There were four: Lois, Betty, Dorothy and Margie--and, of them, the eldest and the smartest, a school teacher and a professional woman in California, Aunt Lois, was perhaps my favourite. She was the only relative of mine, maternal or paternal, that I knew of who sometimes attended the opera--She said that Lohengrin was "over-whelming" and that the music was "glorious." She also once, at a family picnic, grabbed me and hugged me because, as a ten-year-old, I had observed that eating healthful foods makes you healthy.
Aunt Lois's husband, Ray, though an immensely likeable man, an intense pinochle player, and sort of the designated Clan Bard of long, funny stories, was, of all my aunts' husbands, the one most unlike his wife, and most ill-suited to be her husband--and when I remarked on this disparity to my mother, she answered bluntly:
"Ray raped Lois on a supposed date, when he was on leave from the Navy, and she was just finishing school. And when she got pregnant with your cousin Lillian, he married her--and they have lived happily together ever since."

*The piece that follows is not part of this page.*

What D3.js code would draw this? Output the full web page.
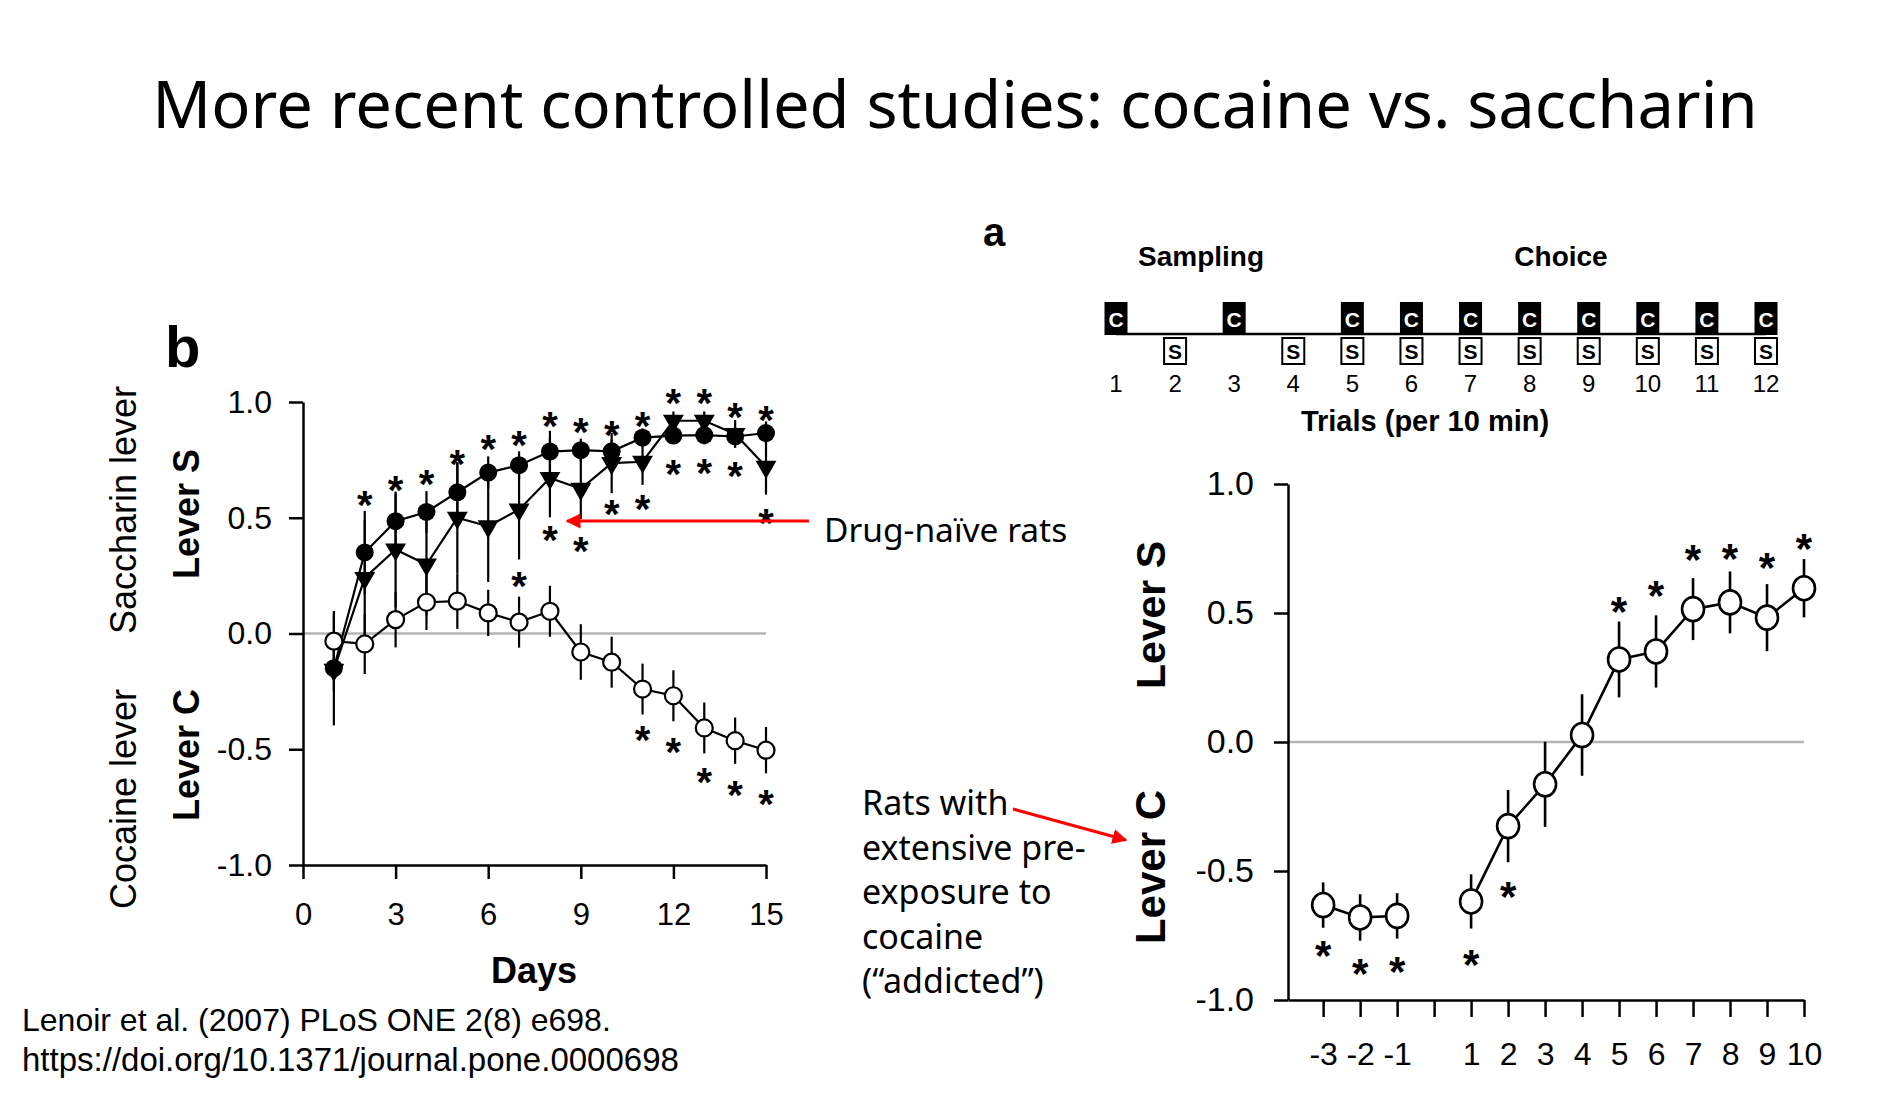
<!DOCTYPE html>
<html>
<head>
<meta charset="utf-8">
<script src="https://cdn.jsdelivr.net/npm/d3@7"></script>
<style>
  body { margin: 0; background: #fff; }
  svg { display: block; }
</style>
</head>
<body>
<svg></svg>
<script>
// ---- panel b : days 1-15 ----
let days = [1, 2, 3, 4, 5, 6, 7, 8, 9, 10, 11, 12, 13, 14, 15];
let naiveCircle = [-0.15, 0.35, 0.485, 0.525, 0.61, 0.695, 0.727, 0.786, 0.792, 0.787, 0.846, 0.855, 0.857, 0.851, 0.866];
let naiveCircleErr = [0.1, 0.18, 0.12, 0.09, 0.13, 0.07, 0.06, 0.09, 0.05, 0.05, 0.04, 0.03, 0.04, 0.04, 0.05];
let naiveTriangle = [-0.157, 0.24, 0.363, 0.298, 0.5, 0.463, 0.535, 0.672, 0.625, 0.736, 0.742, 0.919, 0.919, 0.862, 0.72];
let naiveTriangleErr = [0.24, 0.25, 0.25, 0.22, 0.24, 0.24, 0.215, 0.17, 0.13, 0.13, 0.1, 0.04, 0.04, 0.06, 0.12];
let openCircle = [-0.033, -0.045, 0.06, 0.135, 0.14, 0.089, 0.049, 0.096, -0.08, -0.124, -0.24, -0.269, -0.408, -0.463, -0.504];
let openCircleErr = [0.13, 0.13, 0.12, 0.12, 0.12, 0.1, 0.11, 0.11, 0.12, 0.11, 0.11, 0.11, 0.11, 0.1, 0.1];
let starsTop = [[2, 0.593], [3, 0.658], [4, 0.686], [5, 0.773], [6, 0.835], [7, 0.852], [8, 0.938], [9, 0.908],
                [10, 0.896], [11, 0.937], [12, 1.036], [13, 1.036], [14, 0.974], [15, 0.962]];
let starsMid = [[7, 0.247], [8, 0.442], [9, 0.394], [10, 0.555], [11, 0.577], [12, 0.728], [13, 0.735], [14, 0.72], [15, 0.519]];
let starsLow = [[11, -0.422], [12, -0.473], [13, -0.602], [14, -0.66], [15, -0.695]];
let dayTicks = [0, 3, 6, 9, 12, 15];
let leverTicks = [-1, -0.5, 0, 0.5, 1];

// ---- panel a : choice trials ----
let trials = [-3, -2, -1, 1, 2, 3, 4, 5, 6, 7, 8, 9, 10];
let addicted = [-0.632, -0.68, -0.674, -0.618, -0.326, -0.164, 0.027, 0.32, 0.351, 0.515, 0.541, 0.482, 0.596];
let addictedErr = [0.088, 0.09, 0.088, 0.105, 0.14, 0.165, 0.158, 0.147, 0.14, 0.12, 0.12, 0.13, 0.113];
let starsA = [[-3, -0.79], [-2, -0.861], [-1, -0.851], [1, -0.826], [2, -0.561], [5, 0.544], [6, 0.605],
              [7, 0.744], [8, 0.748], [9, 0.716], [10, 0.79]];
let trialTicks = d3.range(-3, 11);

// session schedule
let scheduleTrials = [1, 2, 3, 4, 5, 6, 7, 8, 9, 10, 11, 12];
let cocaineTrials = [1, 3, 5, 6, 7, 8, 9, 10, 11, 12];
let saccharinTrials = [2, 4, 5, 6, 7, 8, 9, 10, 11, 12];

let width = 1887;
let height = 1100;

const arial = "'Liberation Sans', Arial, sans-serif";
const slide = "'Noto Sans', 'Open Sans', sans-serif";

let svg = d3.select('svg')
  .attr('width', width)
  .attr('height', height);

let xB = d3.scaleLinear().domain([0, 15]).range([303, 766]);
let yB = d3.scaleLinear().domain([-1, 1]).range([865, 402]);
let xA = d3.scaleLinear().domain([-3.95, 10]).range([1288, 1804]);
let yA = d3.scaleLinear().domain([-1, 1]).range([1000, 484]);
let xTrial = d3.scaleLinear().domain([1, 12]).range([1116, 1766]);

const styleAxis = (g, size) => {
  g.attr('font-family', arial).attr('font-size', size);
  g.selectAll('path, line').attr('stroke', '#000').attr('stroke-width', 2.5);
  g.selectAll('text').attr('fill', '#000');
};

const addText = (txt, x, y, opts) => {
  let t = svg.append('text')
    .attr('x', x).attr('y', y)
    .attr('font-family', opts.family || arial)
    .attr('font-size', opts.size)
    .attr('font-weight', opts.weight || 'normal')
    .attr('text-anchor', opts.anchor || 'start')
    .attr('fill', opts.fill || '#000')
    .text(txt);
  if (opts.rotate) t.attr('transform', `rotate(-90, ${x}, ${y})`);
  return t;
};

const drawStars = (g, data, x, y, size) => {
  g.selectAll(null)
    .data(data)
    .enter()
    .append('text')
    .attr('x', d => x(d[0]))
    .attr('y', d => y(d[1]) + size * 0.58)
    .attr('text-anchor', 'middle')
    .attr('font-family', arial)
    .attr('font-weight', 'bold')
    .attr('font-size', size)
    .text('*');
};

const drawErr = (g, xs, vals, errs, x, y, w) => {
  g.selectAll(null)
    .data(vals)
    .enter()
    .append('line')
    .attr('x1', (d, i) => x(xs[i]))
    .attr('x2', (d, i) => x(xs[i]))
    .attr('y1', (d, i) => y(d + errs[i]))
    .attr('y2', (d, i) => y(d - errs[i]))
    .attr('stroke', '#000')
    .attr('stroke-width', w);
};

const drawTitle = () => {
  addText('More recent controlled studies: cocaine vs. saccharin', 955, 128,
    {family: slide, size: 65, anchor: 'middle'});
};

const drawPanelB = () => {
  let g = svg.append('g');

  g.append('line')
    .attr('x1', xB(0)).attr('x2', xB(15))
    .attr('y1', yB(0)).attr('y2', yB(0))
    .attr('stroke', '#b4b4b4').attr('stroke-width', 2.5);

  g.append('g')
    .attr('transform', `translate(${xB(0)}, 0)`)
    .call(d3.axisLeft(yB).tickValues(leverTicks).tickSize(14).tickPadding(17).tickSizeOuter(0)
      .tickFormat(d => d.toFixed(1)))
    .call(s => styleAxis(s, 32));

  g.append('g')
    .attr('transform', `translate(0, ${yB(-1)})`)
    .call(d3.axisBottom(xB).tickValues(dayTicks).tickSize(14).tickPadding(24).tickSizeOuter(0))
    .call(s => styleAxis(s, 31));

  drawErr(g, days, naiveCircle, naiveCircleErr, xB, yB, 2.2);
  drawErr(g, days, naiveTriangle, naiveTriangleErr, xB, yB, 2.2);
  drawErr(g, days, openCircle, openCircleErr, xB, yB, 2.2);

  let line = d3.line().x((d, i) => xB(days[i])).y(d => yB(d));
  [naiveCircle, naiveTriangle, openCircle].forEach(vals => {
    g.append('path')
      .attr('d', line(vals))
      .attr('fill', 'none')
      .attr('stroke', '#000')
      .attr('stroke-width', 2.2);
  });

  g.selectAll(null)
    .data(naiveCircle)
    .enter()
    .append('circle')
    .attr('cx', (d, i) => xB(days[i]))
    .attr('cy', d => yB(d))
    .attr('r', 9)
    .attr('fill', '#000');

  let tri = d3.symbol(d3.symbolTriangle, 190);
  g.selectAll(null)
    .data(naiveTriangle)
    .enter()
    .append('path')
    .attr('d', tri)
    .attr('transform', (d, i) => `translate(${xB(days[i])}, ${yB(d)}) rotate(180)`)
    .attr('fill', '#000');

  g.selectAll(null)
    .data(openCircle)
    .enter()
    .append('circle')
    .attr('cx', (d, i) => xB(days[i]))
    .attr('cy', d => yB(d))
    .attr('r', 8.5)
    .attr('fill', '#fff')
    .attr('stroke', '#000')
    .attr('stroke-width', 2.2);

  drawStars(g, starsTop, xB, yB, 40);
  drawStars(g, starsMid, xB, yB, 40);
  drawStars(g, starsLow, xB, yB, 40);

  addText('b', 165, 367, {size: 58, weight: 'bold'});
  addText('Days', 534, 983, {size: 36, weight: 'bold', anchor: 'middle'});
  addText('Lever S', 199, 514, {size: 36, weight: 'bold', anchor: 'middle', rotate: true});
  addText('Lever C', 199, 755, {size: 36, weight: 'bold', anchor: 'middle', rotate: true});
  addText('Saccharin lever', 136, 510, {size: 36, anchor: 'middle', rotate: true});
  addText('Cocaine lever', 136, 799, {size: 36, anchor: 'middle', rotate: true});
};

const drawSchedule = () => {
  let g = svg.append('g');
  g.append('line')
    .attr('x1', xTrial(1)).attr('x2', xTrial(12))
    .attr('y1', 334).attr('y2', 334)
    .attr('stroke', '#000').attr('stroke-width', 2.5);

  g.selectAll(null)
    .data(cocaineTrials)
    .enter()
    .append('rect')
    .attr('x', d => xTrial(d) - 11.5)
    .attr('y', 302)
    .attr('width', 23)
    .attr('height', 33)
    .attr('fill', '#000');
  g.selectAll(null)
    .data(cocaineTrials)
    .enter()
    .append('text')
    .attr('x', d => xTrial(d))
    .attr('y', 327)
    .attr('text-anchor', 'middle')
    .attr('font-family', arial)
    .attr('font-weight', 'bold')
    .attr('font-size', 21)
    .attr('fill', '#fff')
    .text('C');

  g.selectAll(null)
    .data(saccharinTrials)
    .enter()
    .append('rect')
    .attr('x', d => xTrial(d) - 11)
    .attr('y', 338)
    .attr('width', 22)
    .attr('height', 26)
    .attr('fill', '#fff')
    .attr('stroke', '#000')
    .attr('stroke-width', 2);
  g.selectAll(null)
    .data(saccharinTrials)
    .enter()
    .append('text')
    .attr('x', d => xTrial(d))
    .attr('y', 359)
    .attr('text-anchor', 'middle')
    .attr('font-family', arial)
    .attr('font-weight', 'bold')
    .attr('font-size', 21)
    .text('S');

  g.selectAll(null)
    .data(scheduleTrials)
    .enter()
    .append('text')
    .attr('x', d => xTrial(d))
    .attr('y', 392)
    .attr('text-anchor', 'middle')
    .attr('font-family', arial)
    .attr('font-size', 24)
    .text(d => d);

  addText('a', 983, 246, {size: 40, weight: 'bold'});
  addText('Sampling', 1201, 266, {size: 28, weight: 'bold', anchor: 'middle'});
  addText('Choice', 1561, 266, {size: 28, weight: 'bold', anchor: 'middle'});
  addText('Trials (per 10 min)', 1425, 431, {size: 29, weight: 'bold', anchor: 'middle'});
};

const drawPanelA = () => {
  let g = svg.append('g');

  g.append('line')
    .attr('x1', xA.range()[0]).attr('x2', xA(10))
    .attr('y1', yA(0)).attr('y2', yA(0))
    .attr('stroke', '#b4b4b4').attr('stroke-width', 2.5);

  g.append('g')
    .attr('transform', `translate(${xA.range()[0]}, 0)`)
    .call(d3.axisLeft(yA).tickValues(leverTicks).tickSize(14).tickPadding(20).tickSizeOuter(0)
      .tickFormat(d => d.toFixed(1)))
    .call(s => styleAxis(s, 34));

  g.append('g')
    .attr('transform', `translate(0, ${yA(-1)})`)
    .call(d3.axisBottom(xA).tickValues(trialTicks).tickSize(17).tickPadding(25).tickSizeOuter(0)
      .tickFormat(d => d === 0 ? '' : String(d)))
    .call(s => styleAxis(s, 32));

  drawErr(g, trials, addicted, addictedErr, xA, yA, 2.6);

  let pts = trials.map((t, i) => ({t: t, v: addicted[i]}));
  let line = d3.line().x(d => xA(d.t)).y(d => yA(d.v));
  [pts.filter(d => d.t < 0), pts.filter(d => d.t > 0)].forEach(seg => {
    g.append('path')
      .attr('d', line(seg))
      .attr('fill', 'none')
      .attr('stroke', '#000')
      .attr('stroke-width', 2.6);
  });

  g.selectAll(null)
    .data(pts)
    .enter()
    .append('ellipse')
    .attr('cx', d => xA(d.t))
    .attr('cy', d => yA(d.v))
    .attr('rx', 11)
    .attr('ry', 12)
    .attr('fill', '#fff')
    .attr('stroke', '#000')
    .attr('stroke-width', 2.6);

  drawStars(g, starsA, xA, yA, 42);

  addText('Lever S', 1165, 615, {size: 41, weight: 'bold', anchor: 'middle', rotate: true});
  addText('Lever C', 1165, 867, {size: 42, weight: 'bold', anchor: 'middle', rotate: true});
};

const drawNotes = () => {
  let defs = svg.append('defs');
  defs.append('marker')
    .attr('id', 'head')
    .attr('viewBox', '0 0 10 10')
    .attr('refX', 9).attr('refY', 5)
    .attr('markerWidth', 5).attr('markerHeight', 5)
    .attr('orient', 'auto')
    .append('path')
    .attr('d', 'M0,0 L10,5 L0,10 Z')
    .attr('fill', '#ff0000');

  svg.append('line')
    .attr('x1', 809).attr('y1', 521).attr('x2', 567).attr('y2', 521)
    .attr('stroke', '#ff0000').attr('stroke-width', 3)
    .attr('marker-end', 'url(#head)');
  svg.append('line')
    .attr('x1', 1013).attr('y1', 809).attr('x2', 1126).attr('y2', 840)
    .attr('stroke', '#ff0000').attr('stroke-width', 3)
    .attr('marker-end', 'url(#head)');

  addText('Drug-naïve rats', 824, 542, {family: slide, size: 33.5});
  let lines = ['Rats with', 'extensive pre-', 'exposure to', 'cocaine', '(“addicted”)'];
  lines.forEach((l, i) => addText(l, 862, 815 + i * 44.5, {family: slide, size: 34}));

  addText('Lenoir et al. (2007) PLoS ONE 2(8) e698.', 22, 1031, {size: 32});
  addText('https://doi.org/10.1371/journal.pone.0000698', 22, 1071, {size: 33});
};

drawTitle();
drawPanelB();
drawSchedule();
drawPanelA();
drawNotes();
</script>
</body>
</html>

I should say that Cousin Lillian, who, if she were alive, would be in her mid-eighties--was an Honors Graduate from Stanford, and one of the most intelligent women I've ever known--and, to my bemusement and wonder, in her twenties and thirties, she was a Great Beauty, who married, briefly but effectively, for money, and who ever after lived a life of independence, splendor and fabulous luxury. Or so I believe. This much is certain: During the 60's when Reza Pahlavi and his ghoulish Savak ravaged Iran, Cousin Lillian was married to the son of a governor of an Iranian province, and I have seen many pictures of her attending the Shah's many wastefully luxurious parties, standing on staircases, in long dresses, with her hair done up, dripping with jewels. She said she hated it (utterly despised the Shah), but it was fun for her to introduce her mother, my Aunt Lois, to the Empress and the Queen Mother.